I never thought I’d find myself in the situation of being accidentally pregnant!
It took 2 rounds of IVF for my DS and both my husband and I had issues that made us conceiving naturally seem almost impossible. But the week before my DS first birthday I had felt so sick and nothing would satisfy my appetite which made me think it was worth doing a test. Despite these symptoms which reminded me of my previous pregnancy, I really wasn’t expecting a BFP, yet there it was. My brain couldn’t understand what I was seeing and I thought the cheap test must be faulty. Did a clear blue straight after (it was the last test from those ivf days) and it said 3+!
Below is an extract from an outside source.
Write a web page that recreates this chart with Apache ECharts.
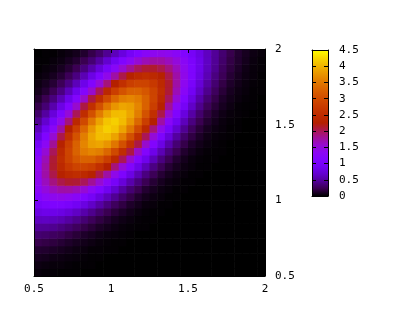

I’ve had such bad nausea ever since, it’s hard to think about the reality of possibly having 2 under 2.
Yesterday I felt so much better in terms of nausea but now have the flu from my DS and husband. And of course today, still feeling all gross from the flu, I’m now worried the loss of pregnancy symptoms means this pregnancy isn’t viable (with my son I felt sick up to 16 weeks). I know every pregnancy is different but it would be so cruel to get this amazing gift only to have it taken away. I feel like I’m still on the infertility rollercoaster.
Planning to get a private scan in a week or so hoping all will be well. Currently about 7 weeks by NHS standards.